A transição transada na Espanha gerou a democracia do chamado pós-franquismo. E tem várias coisas a ensinar para outros países “transitantes”. Já mencionei isso, num livrinho antigo, de 1982 (disponível no web site: www.reginaldomoraes.wordpress.com). Convido os interessados a visitar o site.
Mas vale a pena comentar alguns desses aspectos da transição, que foram recordados ano passado, em evento na sala Mirador, Madrid, com a presença do cientista político Juan Carlos Monedero (um dos fundadores do novo partido, Podemos) e do jornalista e escritor Gregorio Morán.
Morán sublinhou um elemento fundamental para que a transição “desse certo”. Foi o medo. Houve transição transada e não houve ruptura democrática porque havia o medo. O medo intimida, cega, entorpece.
Junto com a agonia de Franco, em 1975, era o próprio franquismo que dava seus últimos suspiros – ou, quem sabe, preparava um outro modo de sobrevida. O homem que o franquismo escalou para a transição se chamava Adolfo Suarez. E se chamava Adolfo por conta das convicções “germanistas” de seu pai. Mas o Adolfo ibérico podia ser tudo, menos um estúpido. Certa vez ele comentou que, nas negociações com a oposição democrática e com a esquerda, aumentara o tamanho do monstro direitista para arrancar concessões. Não era tão difícil, digamos.

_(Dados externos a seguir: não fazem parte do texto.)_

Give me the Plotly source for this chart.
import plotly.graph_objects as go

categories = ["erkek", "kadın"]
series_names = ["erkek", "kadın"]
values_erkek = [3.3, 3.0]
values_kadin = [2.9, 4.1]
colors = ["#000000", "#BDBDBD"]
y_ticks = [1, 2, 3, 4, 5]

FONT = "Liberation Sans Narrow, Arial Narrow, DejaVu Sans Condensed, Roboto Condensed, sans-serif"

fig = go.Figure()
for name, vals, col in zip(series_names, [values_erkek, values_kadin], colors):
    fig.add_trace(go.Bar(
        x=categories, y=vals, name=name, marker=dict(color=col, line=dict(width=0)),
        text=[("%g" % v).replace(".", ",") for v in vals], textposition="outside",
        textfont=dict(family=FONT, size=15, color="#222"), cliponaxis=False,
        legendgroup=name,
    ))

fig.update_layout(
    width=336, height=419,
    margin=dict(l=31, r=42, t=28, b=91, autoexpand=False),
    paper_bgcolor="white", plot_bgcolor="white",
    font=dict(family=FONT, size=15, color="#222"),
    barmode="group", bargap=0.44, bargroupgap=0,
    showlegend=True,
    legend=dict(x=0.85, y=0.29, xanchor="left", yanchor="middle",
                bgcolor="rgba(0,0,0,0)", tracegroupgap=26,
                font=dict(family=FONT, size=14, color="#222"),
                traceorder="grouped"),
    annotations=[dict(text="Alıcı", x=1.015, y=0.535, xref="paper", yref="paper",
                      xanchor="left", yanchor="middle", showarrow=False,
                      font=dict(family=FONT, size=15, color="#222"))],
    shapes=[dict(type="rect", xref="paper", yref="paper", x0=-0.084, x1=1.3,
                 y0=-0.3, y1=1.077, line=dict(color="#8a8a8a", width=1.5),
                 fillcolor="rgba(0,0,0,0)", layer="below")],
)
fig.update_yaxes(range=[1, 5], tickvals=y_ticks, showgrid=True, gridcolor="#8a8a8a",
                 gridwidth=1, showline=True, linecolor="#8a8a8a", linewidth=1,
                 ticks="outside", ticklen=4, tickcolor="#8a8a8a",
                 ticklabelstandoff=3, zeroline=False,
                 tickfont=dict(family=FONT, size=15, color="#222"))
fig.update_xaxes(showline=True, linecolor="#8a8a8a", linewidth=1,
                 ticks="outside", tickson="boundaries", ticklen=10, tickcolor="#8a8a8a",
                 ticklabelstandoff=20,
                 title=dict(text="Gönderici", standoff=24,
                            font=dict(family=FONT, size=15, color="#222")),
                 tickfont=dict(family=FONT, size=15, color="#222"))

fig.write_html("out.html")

A esquerda estava predisposta a acordos. E o monstro parecia grande porque era grande e antigo.
Quando nos lembramos do contexto em que Franco morreu, podemos nos lembrar de uma Espanha rebelde, é certo, mas também devemos nos lembrar que o edifício em que o cadáver de Franco era homenageado – o Palácio de Oriente – tinha filas quilométricas de admiradores e fieis. Durante anos, mesmo depois da transição, a moeda espanhola tinha duas caras, não tinha coroa: em um dos lados, a figura de Franco, no outro, a do rei Juan Carlos. Em 1981, o Guernica, de Picasso, voltou para Madrid. Diziam os espanhóis que aquele era o retorno do último exilado. Pois o quadro foi exposto em um prédio anexo ao Museu do Exército. Difícil saber de quem era a ironia, mas era um retrato da Espanha de duas coroas.
Dizia-se, na época, que a violência das ruas não era tão grande quando a esquerda esperava ou a direita temia. E o fantasma dos “homi” era ainda bem visível. Alguns analistas debitam a esse fator a aceitação de alguns dos famosos “pactos” reconhecidamente desfavoráveis para “os debaixo”.

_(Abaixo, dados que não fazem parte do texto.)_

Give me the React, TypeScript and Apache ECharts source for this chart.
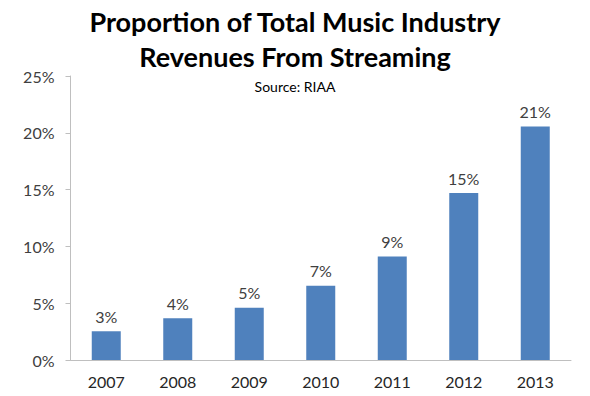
import React, { useEffect, useRef } from "react";
import * as echarts from "echarts";

const years = ["2007", "2008", "2009", "2010", "2011", "2012", "2013"];
const streamingShare = [2.53, 3.67, 4.6, 6.54, 9.1, 14.7, 20.55];
const titleLines = ["Proportion of Total Music Industry", "Revenues From Streaming"];
const subtitle = "Source: RIAA";

export default function App() {
  const ref = useRef<HTMLDivElement>(null);
  useEffect(() => {
    if (!ref.current) return;
    const chart = echarts.init(ref.current, undefined, { renderer: "svg" });
    const font = "Lato, 'Open Sans', sans-serif";
    chart.setOption({
      animation: false,
      backgroundColor: "#ffffff",
      title: [
        {
          text: titleLines.join("\n"),
          left: "center",
          top: -1,
          textStyle: {
            fontFamily: font,
            fontSize: 27,
            fontWeight: "bold",
            color: "#000000",
            lineHeight: 35,
          },
        },
        {
          text: subtitle,
          left: "center",
          top: 74,
          textStyle: {
            fontFamily: font,
            fontSize: 14,
            fontWeight: "normal",
            color: "#000000",
          },
        },
      ],
      grid: { left: 70.5, right: 19, top: 76, bottom: 36, containLabel: false },
      xAxis: {
        type: "category",
        data: years,
        axisLine: { show: true, lineStyle: { color: "#BFBFBF", width: 1 } },
        axisTick: { show: false },
        axisLabel: { fontFamily: font, fontSize: 16, color: "#262626", margin: 13 },
      },
      yAxis: {
        type: "value",
        min: 0,
        max: 25,
        interval: 5,
        axisLine: { show: true, lineStyle: { color: "#BFBFBF", width: 1 } },
        axisTick: { show: true, length: 5, lineStyle: { color: "#BFBFBF" } },
        splitLine: { show: false },
        axisLabel: {
          fontFamily: font,
          fontSize: 16,
          color: "#404040",
          margin: 16,
          formatter: (v: number) => `${v}%`,
        },
      },
      series: [
        {
          type: "bar",
          data: streamingShare,
          barWidth: 29,
          itemStyle: { color: "#4F81BD" },
          label: {
            show: true,
            position: "top",
            distance: 7,
            fontFamily: font,
            fontSize: 16,
            color: "#404040",
            formatter: (p: any) => `${Math.round(p.value)}%`,
          },
        },
      ],
    });
    return () => chart.dispose();
  }, []);
  return (
    <div
      ref={ref}
      style={{ position: "fixed", left: 0, top: 0, width: 590, height: 396 }}
    />
  );
}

A esquerda – inclusive o formidável sindicato Comisiones Obreras – foi levada a desmobilizar o que quer que fosse, contanto que lhe prometessem o que quer que fosse. E aceitar o que quer que fosse, contanto que desmobilizasse o que quer que fosse. Assim, postas as condições, o resto andou sozinho.
Meios de comunicação, círculos intelectuais, oposição política e sindical – todos dançaram essa música, orquestrada pelo medo. Em fevereiro de 1981 ocorreu uma tentativa caricata de golpe, com a invasão do congresso por militares ensandecidos, mas sem base nos quartéis. Em janeiro de 1982, durante o julgamento, os golpistas se insurgiram e exigiram do juiz que expulsasse da sala um jornalista, do qual “não gostavam”. Sintomático é que o juiz aceitou a demanda.
Para o bem e para o mal, como dizia um personagem de Sartre, a memória é curta quando a vida é longa. O tempo passou e se sucederam gerações para as quais o franquismo é um capítulo da história de livros escolares, não uma experiência vivida ou pesadelo reiterado. Claro, há outros medos, mas aquele se diluiu.
O desafio da oposição política – ou do que dela restou – é superar esse medo, mas manter a memória. Lá, como cá, as jovens gerações precisam de algum recuerdo que lhes propiciem as comissões da verdade, para se precaver contra os fantasmas do passado, que nem sempre são apenas fantasmas. Mas, sobretudo, para ter a ousadia que as circunstâncias roubaram à nossa geração. Se essas duas coisas se combinarem, temos um belo futuro pela frente. Caso contrário, teremos apenas o título das memórias de Vitório Gassman: um grande passado diante de nós. Um passado de medo e submissão.